It will take more than one game for the Angels to exorcise the hex of the Baltimore Orioles. Such historical residue as the 1979 American League playoffs, the Angels' 68-108 record at Memorial Stadium and Scott McGregor's 20-7 hold over California can't be washed away in nine mere innings.
But for the time being, the Angels' 10-1 victory over Baltimore Tuesday night at Anaheim Stadium will do.
Don Sutton and Donnie Moore purged some ugly memories by combining to three-hit the Orioles before a crowd of 24,636.
Sutton and Moore were the part of the pitching combination that let a 7-3 Angel lead slip away at Baltimore two weeks ago--a loss that whittled the Angels' lead over the Texas Rangers to a nervous three games and proved a stern test of Angel will.
Brian Downing, a career .214 hitter against the Orioles, led a 10-hit Angel attach by hitting a home run and a double off Mike Flanagan (7-9) and driving in two runs with a single off Rich Bordi.
All this, plus a home run by rookie Mark Ryal in his first Angel at-bat, earned the Angels a measure of payback to the Orioles for roughing up Mike Witt in Monday's 9-3 Baltimore victory. A rout for a rout.
And when the Angels looked up, they found themselves 6 1/2 games ahead of the Rangers in the AL West--seven games up in the loss column.
That's the Angels' largest first-place lead of the season--and a tie for the largest first-place lead in the franchise's history. Last year, the Angels held a 6 1/2-game advantage over Kansas City at the All-Star break.
The Royals ended up winning the division, which may explain why the Angels weren't showing much emotion in the clubhouse late Tuesday night.
"There's nothing to get too excited about yet," Downing said. "There's some 30 games left. We haven't even gotten into the stretch drive yet.
"It's still business as usual. We can't get too high at this time of year. We have a lot of big games before we get to play Texas."
These games, however, rank among the season's biggest for the Angels. On Aug. 19, the Angels began a three-week stretch in which they would face nothing but traditional AL East powers--Detroit, Baltimore and New York.
Thus far, the Angels have gone 10-5, with one game remaining with Baltimore and three with the Yankees.
"This is a crucial stretch for us and we've played well," Downing said. "We definitely had to play our best baseball against Baltimore, Detroit and New York. Those teams have always taken it to us."

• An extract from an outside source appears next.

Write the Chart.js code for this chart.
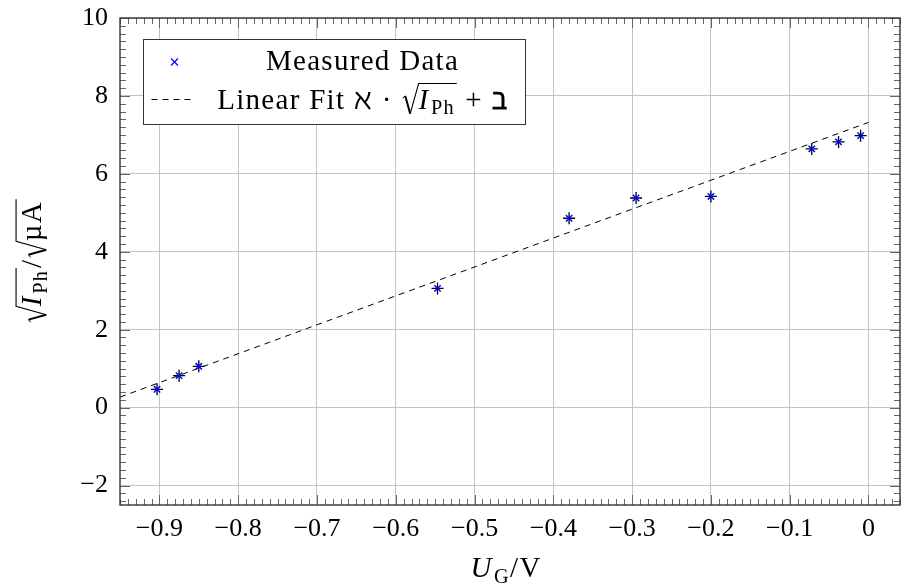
<!DOCTYPE html>
<html>
<head>
<meta charset="utf-8">
<script src="https://cdn.jsdelivr.net/npm/chart.js@4.4.1/dist/chart.umd.min.js"></script>
<style>
  html, body { margin: 0; padding: 0; background: #fff; }
  #wrap { width: 904px; height: 588px; }
</style>
</head>
<body>
<div id="wrap"><canvas id="fit-chart" width="904" height="588"></canvas></div>
<script>
// gate voltage U_G / V
const gateVoltage = [-0.903, -0.875, -0.85, -0.547, -0.38, -0.295, -0.2, -0.072, -0.038, -0.01];
// sqrt(I_Ph) / sqrt(uA)
const sqrtPhotoCurrent = [0.47, 0.82, 1.06, 3.06, 4.86, 5.38, 5.42, 6.64, 6.82, 6.98];
// end points of the linear fit
const fitVoltage = [-0.95, 0];
const fitSqrtCurrent = [0.27, 7.32];

const xTicks = [-0.9, -0.8, -0.7, -0.6, -0.5, -0.4, -0.3, -0.2, -0.1, 0];
const yTicks = [-2, 0, 2, 4, 6, 8, 10];
const xRange = [-0.95, 0.04];
const yRange = [-2.5, 10];

const SERIF = '"Liberation Serif", "DejaVu Serif", serif';

function fmtTick(v) {
    return v < 0 ? '\u2212' + String(Math.abs(v)) : String(v);
}

function setFont(ctx, size, italic, bold) {
    ctx.font = (italic ? 'italic ' : '') + (bold ? 'bold ' : '') + size + 'px ' + SERIF;
}

// width of a small "math" string made of parts
function richWidth(ctx, parts, size) {
    let w = 0;
    for (const p of parts) {
        if (p.sqrt) {
            w += size * 0.6 + richWidth(ctx, p.sqrt, size) + size * 0.06;
        } else {
            setFont(ctx, p.sub ? size * 0.7 : size, p.it, p.bold);
            w += ctx.measureText(p.t).width + (p.it ? size * 0.05 : 0);
        }
    }
    return w;
}

function drawRich(ctx, parts, x, y, size) {
    for (const p of parts) {
        if (p.sqrt) {
            const iw = richWidth(ctx, p.sqrt, size);
            const top = y - size * 0.86;
            ctx.save();
            ctx.strokeStyle = '#000';
            ctx.lineWidth = 1;
            ctx.beginPath();
            ctx.moveTo(x + size * 0.05, y - size * 0.36);
            ctx.lineTo(x + size * 0.14, y - size * 0.43);
            ctx.stroke();
            ctx.lineWidth = 2;
            ctx.beginPath();
            ctx.moveTo(x + size * 0.14, y - size * 0.43);
            ctx.lineTo(x + size * 0.31, y + size * 0.18);
            ctx.stroke();
            ctx.lineWidth = 1.1;
            ctx.beginPath();
            ctx.moveTo(x + size * 0.31, y + size * 0.18);
            ctx.lineTo(x + size * 0.6, top);
            ctx.lineTo(x + size * 0.6 + iw + size * 0.06, top);
            ctx.stroke();
            ctx.restore();
            drawRich(ctx, p.sqrt, x + size * 0.6, y, size);
            x += size * 0.6 + iw + size * 0.06;
        } else {
            setFont(ctx, p.sub ? size * 0.7 : size, p.it, p.bold);
            ctx.fillText(p.t, x, p.sub ? y + size * 0.2 : y);
            x += ctx.measureText(p.t).width + (p.it ? size * 0.05 : 0);
        }
    }
    return x;
}

const xTitle = [{t: 'U', it: true}, {t: 'G', sub: true}, {t: '/V'}];
const yTitle = [{sqrt: [{t: 'I', it: true}, {t: 'Ph', sub: true}]}, {t: '/'}, {sqrt: [{t: '\u00b5A'}]}];
const legendMeasured = [{t: 'Measured Data'}];
const legendFit = [{t: 'Linear Fit '}, {t: '\u2135'}, {t: ' \u00b7 '},
    {sqrt: [{t: 'I', it: true}, {t: 'Ph', sub: true}]}, {t: ' + '}, {t: '\u2136', bold: true}];

// frame, inward ticks, legend box and axis titles (pgfplots look)
const axisDecor = {
    id: 'axisDecor',
    afterDatasetsDraw(chart) {
        const ctx = chart.ctx;
        const a = chart.chartArea;
        const xs = chart.scales.x, ys = chart.scales.y;
        ctx.save();

        // ticks
        ctx.strokeStyle = '#666';
        ctx.lineWidth = 1;
        ctx.beginPath();
        for (let i = -95; i <= 4; i++) {
            const px = Math.round(xs.getPixelForValue(i / 100)) + 0.5;
            const len = (i % 10 === 0) ? 10 : 6;
            ctx.moveTo(px, a.top); ctx.lineTo(px, a.top + len);
            ctx.moveTo(px, a.bottom); ctx.lineTo(px, a.bottom - len);
        }
        for (let j = -12; j <= 50; j++) {
            const py = Math.round(ys.getPixelForValue(j / 5)) + 0.5;
            const len = (j % 10 === 0) ? 10 : 6;
            ctx.moveTo(a.left, py); ctx.lineTo(a.left + len, py);
            ctx.moveTo(a.right, py); ctx.lineTo(a.right - len, py);
        }
        ctx.stroke();

        // frame
        ctx.strokeStyle = '#333';
        ctx.lineWidth = 1.4;
        ctx.strokeRect(a.left, a.top, a.right - a.left, a.bottom - a.top);

        // legend
        const bx = a.left + 23.5, by = a.top + 21.5, bw = 382, bh = 85;
        ctx.fillStyle = '#fff';
        ctx.fillRect(bx, by, bw, bh);
        ctx.strokeStyle = '#333';
        ctx.lineWidth = 1;
        ctx.strokeRect(bx, by, bw, bh);

        ctx.strokeStyle = '#0000ff';
        ctx.lineWidth = 1.2;
        const mx = bx + 31, my = by + 22.5, r = 3.5;
        ctx.beginPath();
        ctx.moveTo(mx - r, my - r); ctx.lineTo(mx + r, my + r);
        ctx.moveTo(mx - r, my + r); ctx.lineTo(mx + r, my - r);
        ctx.stroke();

        ctx.strokeStyle = '#000';
        ctx.lineWidth = 1;
        ctx.setLineDash([6, 5]);
        ctx.beginPath();
        ctx.moveTo(bx + 8, by + 60); ctx.lineTo(bx + 50, by + 60);
        ctx.stroke();
        ctx.setLineDash([]);

        ctx.fillStyle = '#000';
        ctx.textAlign = 'left';
        ctx.textBaseline = 'alphabetic';
        ctx.letterSpacing = '1.3px';
        const fs = 29;
        const cx = bx + 219;
        drawRich(ctx, legendMeasured, cx - richWidth(ctx, legendMeasured, fs) / 2, by + 30, fs);
        drawRich(ctx, legendFit, cx - richWidth(ctx, legendFit, fs) / 2, by + 69, fs);

        // axis titles
        const xw = richWidth(ctx, xTitle, fs);
        drawRich(ctx, xTitle, (a.left + a.right) / 2 - xw / 2 - 4, 577, fs);

        ctx.translate(41, (a.top + a.bottom) / 2);
        ctx.rotate(-Math.PI / 2);
        const yw = richWidth(ctx, yTitle, fs);
        drawRich(ctx, yTitle, -yw / 2, 0, fs);
        ctx.letterSpacing = '0px';

        ctx.restore();
    }
};

const measuredPoints = gateVoltage.map((v, i) => ({x: v, y: sqrtPhotoCurrent[i]}));
const fitPoints = fitVoltage.map((v, i) => ({x: v, y: fitSqrtCurrent[i]}));

new Chart(document.getElementById('fit-chart').getContext('2d'), {
    type: 'scatter',
    data: {
        datasets: [{
            label: 'Linear Fit',
            data: fitPoints,
            showLine: true,
            borderColor: '#000',
            borderWidth: 1,
            borderDash: [6, 5],
            pointRadius: 0,
            fill: false,
            order: 3
        }, {
            label: 'Error',
            data: measuredPoints,
            pointStyle: 'cross',
            pointRadius: 6,
            borderColor: '#000',
            borderWidth: 1.3,
            order: 2
        }, {
            label: 'Measured Data',
            data: measuredPoints,
            pointStyle: 'crossRot',
            pointRadius: 4.5,
            borderColor: '#0000ff',
            borderWidth: 1.5,
            order: 1
        }]
    },
    options: {
        responsive: false,
        animation: false,
        events: [],
        layout: { autoPadding: false, padding: { top: 18, right: 4, left: 0, bottom: 0 } },
        plugins: {
            legend: { display: false },
            tooltip: { enabled: false }
        },
        scales: {
            x: {
                type: 'linear',
                min: xRange[0],
                max: xRange[1],
                afterBuildTicks: s => { s.ticks = xTicks.map(v => ({value: v})); },
                afterFit: s => { s.height = 83; s.paddingLeft = 0; s.paddingRight = 0; },
                grid: { color: '#c4c4c4', lineWidth: 1, drawTicks: false },
                border: { display: false },
                ticks: {
                    padding: 9,
                    color: '#000',
                    maxRotation: 0,
                    autoSkip: false,
                    font: { family: SERIF, size: 26 },
                    callback: v => fmtTick(v)
                }
            },
            y: {
                type: 'linear',
                min: yRange[0],
                max: yRange[1],
                afterBuildTicks: s => { s.ticks = yTicks.map(v => ({value: v})); },
                afterFit: s => { s.width = 120; s.paddingTop = 0; s.paddingBottom = 0; },
                grid: { color: '#c4c4c4', lineWidth: 1, drawTicks: false },
                border: { display: false },
                ticks: {
                    padding: 12,
                    color: '#000',
                    autoSkip: false,
                    font: { family: SERIF, size: 26 },
                    callback: v => fmtTick(v)
                }
            }
        }
    },
    plugins: [axisDecor]
});
</script>
</body>
</html>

Especially Baltimore. But for one night, at least, the Angels interrupted the spell.
Sutton improved his record to 13-9 while allowing Baltimore three singles in seven innings. It marked his 308th victory, tying Sutton with Charles Radbourn for 14th on the all-time list.
Sutton yielded those singles in the first three innings, retiring 13 of the last 14 batters he faced. He walked two and struck out seven.
"That's as good as he's been all year," Manager Gene Mauch said. "You know he's got things under control when he gets behind in the count to a few guys but comes back to get 'em."
Sutton surrendered only an unearned run, bringing his earned-run average under four (3.99) for the first time this season. And that run came via his own defensive undoing.
John Shelby led off with a grounder to first baseman Wally Joyner, but Sutton dropped Joyner's flip to first--and then failed to chase it down. By the time catcher Bob Boone tracked the ball down, Shelby was at second base.
Shelby then scored on a single to left by Fred Lynn.
The Angels scored the next three runs, one on Downing's 15th home run, to take a 3-1 advantage into the seventh inning.
There, they broke it open.
In the seventh, the Angels sent nine batters to the plate and scored four runs. Rick Burleson had a bases-loaded double, scoring Bobby Grich and Schofield, and Downing singled home the other two runs.
In the eighth, Grich doubled and scored on a single by Pettis. Pettis then scored in front of Ryal's home run, coming on the first pitch he saw in an Angel uniform.
With it, Ryal became the fourth player in club history to homer in his first Angel at-bat--joining Don Rose (1972), Frank Robinson (1973) and Dave Machemer (1978).
That gave the Angels a 10-1 lead, a lead Moore was given to protect in the top of the eighth. "It was kind of a funny score for Donnie Moore," Mauch said, "but he was all cranked up in the bullpen. If he's all cranked up, you might as well use him."
Moore didn't allow a baserunner. He finished the game with two perfect innings, shutting down the Orioles on five fly balls and one ground ball to shortstop.
Thus, the Angels proved that Baltimore can be handled. And with a win tonight, they would even their season's series with the Orioles at 6-6, which would equal their best finish against Baltimore this decade.